Depuis la remarque et la correction célèbre de Bast, τὸ θεοφιλές a pris l’autorité d’une leçon reconnue. Schleiermacher l’adopte dans sa traduction ; Wolf l’introduit dans son texte, et Bekker dans le sien. Bekker l’aurait-il trouvée dans un manuscrit ? C’est ce que nous saurons quand paraîtra l’Apparatus in Platonem. En attendant, j’ai traduit comme s’il y avait τὸ θεοφιλές, sans le croire peut-être absolument indispensable dans le texte, mais pour plus de clarté dans la traduction.


Page 38. — Je veux aller à ton secours, et te montrer comment tu pourras me conduire à la connaissance de ce qui est saint, et ne pas me laisser en route.


Αὐτός σοι ξυμπροθυμήσομαι δεῖξαι ὅπως ἄν με διδάξῃς ϰαὶ μὴ προαποϰάμης.
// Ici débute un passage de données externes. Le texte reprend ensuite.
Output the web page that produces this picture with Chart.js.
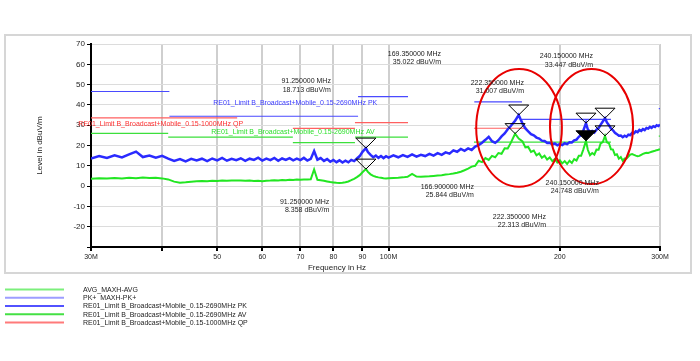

Telle est la leçon ordinaire, et elle me suffit parfaitement. Schleiermacher propose de retrancher δεῖξαι avec le Mss. de Florence, δεῖξαι ne pouvant aller, selon lui, avec ξυμπροθυμήσομαι, et encore moins avec ὅπως μὴ προαποϰάμης. J’avoue que je ne trouve aucune difficulté à tout cela. Je m’efforcerai avec toi de te montrer comment il faut que tu t’y prennes pour m’instruire ; car c’est à l’écolier à aider un peu le maître, et à lui montrer ce qu’il doit faire pour lui être utile. Le maître doit chercher la route la meilleure, mais l’écolier doit aussi la chercher avec lui, et même avant lui. ξυμ… προ… θυμήσομαι δεῖξαι. Aussi Bekker a-t-il conservé δεῖξαι. Quant à δεῖξαι… ὅπως μὴ προαποϰάμης, on conçoit très bien que si le maître prend une mauvaise route, il s’y embarrassera dans mille obstacles qui finiront par le décourager, tandis que s’il choisit la vraie, il la poursuivra avec courage et persévérance, et conduira l’élève au but. Ainsi, montrer à son maître comment on a besoin d’être instruit, c’est lui montrer comment il pourra nous mener au but, et ne pas nous laisser en chemin. Mais ici Bekker, frappé sans doute de l’objection de M. Schleiermacher, sépare διδάξης de ϰαὶ μὴ προαποϰάμης, de peur qu’on ne les rapporte au même verbe : au lieu de διδάξης, il lit διδάξαις avec un point en haut, puis il fait de ϰαὶ μὴ προαποϰάμης le commencement d’une phrase indépendante de la première (Bekker, p. 373). Je doute, malgré toute ma déférence pour le talent critique de M. Bekker, que ces changemens soient nécessaires et très heureux.